======== SOURCE MATERIAL

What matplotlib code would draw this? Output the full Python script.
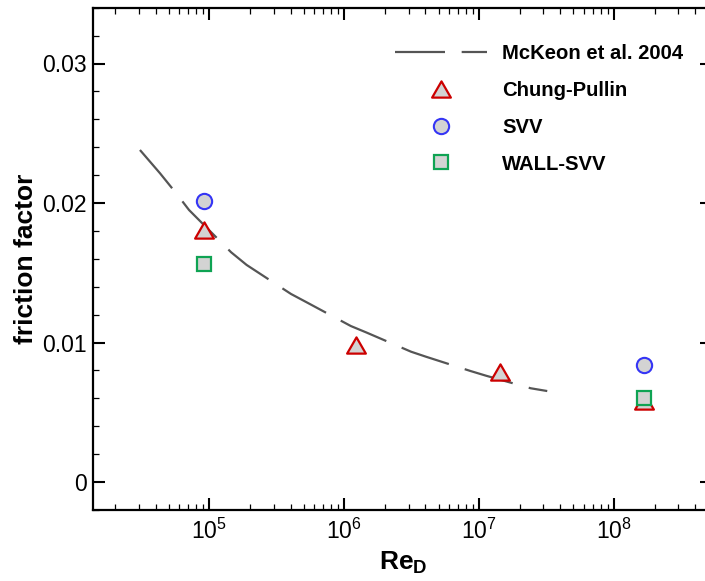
import matplotlib
matplotlib.use("Agg")
import matplotlib.pyplot as plt
from matplotlib.path import Path
from matplotlib.ticker import LogLocator, MultipleLocator, NullFormatter

plt.rcParams['font.family'] = ['Liberation Sans', 'DejaVu Sans']
plt.rcParams['mathtext.fontset'] = 'custom'
plt.rcParams['mathtext.rm'] = 'Liberation Sans'
plt.rcParams['mathtext.bf'] = 'Liberation Sans:bold'
plt.rcParams['lines.scale_dashes'] = False

# McKeon et al. (2004) correlation curve
mckeon_re = [3.06e4, 4.31e4, 5.73e4, 7.07e4, 1.45e5, 1.89e5, 4.03e5, 5.27e5,
             1.12e6, 1.45e6, 3.13e6, 4.04e6, 8.61e6, 1.125e7, 2.41e7, 3.20e7]
mckeon_f = [0.0238, 0.02213, 0.02065, 0.01950, 0.01647, 0.01556, 0.01348, 0.01288,
            0.01118, 0.01073, 0.00934, 0.00898, 0.00796, 0.00762, 0.00672, 0.00652]

# LES results
chung_re = [9.1e4, 1.23e6, 1.44e7, 1.66e8]
chung_f = [0.01809, 0.00982, 0.00785, 0.00582]

svv_re = [9.1e4, 1.66e8]
svv_f = [0.02014, 0.00839]

wall_re = [9.1e4, 1.66e8]
wall_f = [0.01563, 0.00602]

W, H = 705, 581
fig = plt.figure(figsize=(W / 100, H / 100), dpi=100)
left, right, top, bottom = 93.3, 711.7, 7.7, 509.9
ax = fig.add_axes([left / W, (H - bottom) / H, (right - left) / W, (bottom - top) / H])

line_col = '#555555'
fill_col = '#D3D3D3'

tri = Path([(0, 0.866), (-1, -0.866), (1, -0.866), (0, 0.866)],
           [Path.MOVETO, Path.LINETO, Path.LINETO, Path.CLOSEPOLY])

ax.plot(mckeon_re, mckeon_f, color=line_col, lw=1.6, dashes=(36, 12),
        label='McKeon et al. 2004')
ax.plot(chung_re, chung_f, ls='none', marker=tri, ms=13.5, mfc=fill_col,
        mec='#CC0000', mew=1.6, label='Chung-Pullin')
ax.plot(svv_re, svv_f, ls='none', marker='o', ms=11, mfc=fill_col,
        mec='#3535F5', mew=1.5, label='SVV')
ax.plot(wall_re, wall_f, ls='none', marker='s', ms=9.6, mfc=fill_col,
        mec='#0FA353', mew=1.6, label='WALL-SVV')

ax.set_xscale('log')
ax.set_xlim(1.38e4, 5.3e8)
ax.set_ylim(-0.002, 0.034)
ax.xaxis.set_major_locator(LogLocator(base=10, numticks=20))
ax.xaxis.set_minor_locator(LogLocator(base=10, subs=range(2, 10), numticks=20))
ax.xaxis.set_minor_formatter(NullFormatter())
ax.yaxis.set_major_locator(MultipleLocator(0.01))
ax.yaxis.set_minor_locator(MultipleLocator(0.002))
ax.yaxis.set_major_formatter(plt.FuncFormatter(lambda v, p: '0' if abs(v) < 1e-9 else f'{v:.2f}'))

for s in ax.spines.values():
    s.set_linewidth(1.6)
ax.tick_params(which='both', direction='in', top=True, right=True)
ax.tick_params(which='major', length=8.3, width=1.5, labelsize=16.5, pad=4.5)
ax.tick_params(which='minor', length=4.5, width=0.9)
ax.tick_params(axis='x', pad=6)

ax.set_ylabel('friction factor', fontsize=19, fontweight='bold')
ax.yaxis.set_label_coords((38 - left) / (right - left), 0.5)
ax.set_xlabel(r'$\mathbf{Re}_\mathbf{D}$', fontsize=19)
ax.xaxis.set_label_coords((403 - left) / (right - left), -(550 - bottom) / (bottom - top))

leg = ax.legend(loc='upper left', bbox_to_anchor=(395 / W, 1 - 44 / H),
                bbox_transform=fig.transFigure, frameon=False, borderpad=0,
                borderaxespad=0, handlelength=4.53, handletextpad=0.77,
                labelspacing=0.88, numpoints=1,
                prop={'family': 'Liberation Sans', 'weight': 'bold', 'size': 14.6})

fig.savefig('out.png', dpi=100)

================

*DIRECTIVE*.
Everything from the top line of the data down to and including the line with "plt.rcParams['lines.scale_dashes'] = False" is to be copied, except the pictures.

*ANSWER TO THIS EXERCISE*.
What matplotlib code would draw this? Output the full Python script.
import matplotlib
matplotlib.use("Agg")
import matplotlib.pyplot as plt
from matplotlib.path import Path
from matplotlib.ticker import LogLocator, MultipleLocator, NullFormatter

plt.rcParams['font.family'] = ['Liberation Sans', 'DejaVu Sans']
plt.rcParams['mathtext.fontset'] = 'custom'
plt.rcParams['mathtext.rm'] = 'Liberation Sans'
plt.rcParams['mathtext.bf'] = 'Liberation Sans:bold'
plt.rcParams['lines.scale_dashes'] = False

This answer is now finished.